Like presidents, governors have been giving various sorts of updates on their administration and legislative priorities for a long time.
In 1986, Martin had been in office for a year. The legislature was out of town in January, so Martin delivered the address from his office in the Capitol building. It's worth noting that, at the time, Martin was working with a legislature held by Democrats, did not wield a veto and presided over an economy that was in much better shape. He was also speaking after a year in office.
On Monday, McCrory will come before a legislature controlled by his own party, veto power in hand but with an economy that is still struggling to recover from the recession. He has been in office for a little less than two months.
Still, speaking roughly 27 years ago, Martin touched on themes that many expect McCrory to tackle.
"We only won a third of the tax cuts I asked for, but it's clear that, if I hadn't fought hard for that, there would have been no cuts at all....It is just a start," Martin said, pushing a tax reform agenda that might not look out of place today.
Many of those watching McCrory's speech will be looking for him to talk about his tax reform plans.
Martin also talked about the need to improve state highways and water systems, items that have cropped up in many of McCrory's recent speeches.
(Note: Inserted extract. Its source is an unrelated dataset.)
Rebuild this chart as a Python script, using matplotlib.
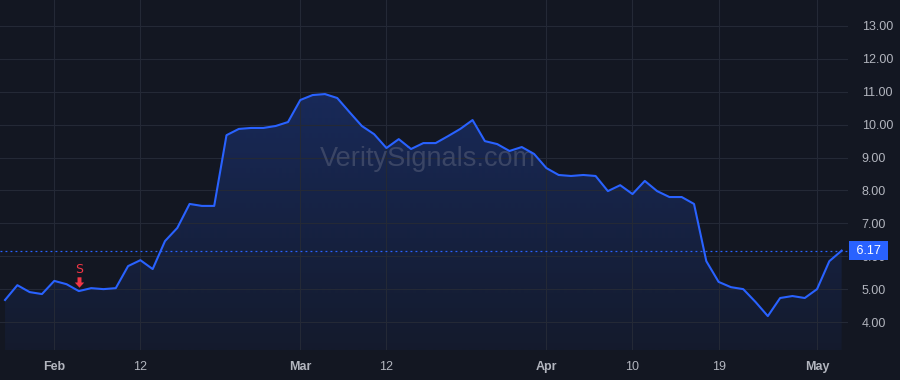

He also proclaimed 1986 the "year of the family," again touching on an area of state government familiar to current-day lawmakers.
"We hope to honor and help all our families, including any who have a relative with a mental illness or deficiency, or with a problem with alcohol or drug dependence," Martin said. "All our families will benefit from a strong economy, better government services and public facilities as well as improved public schools."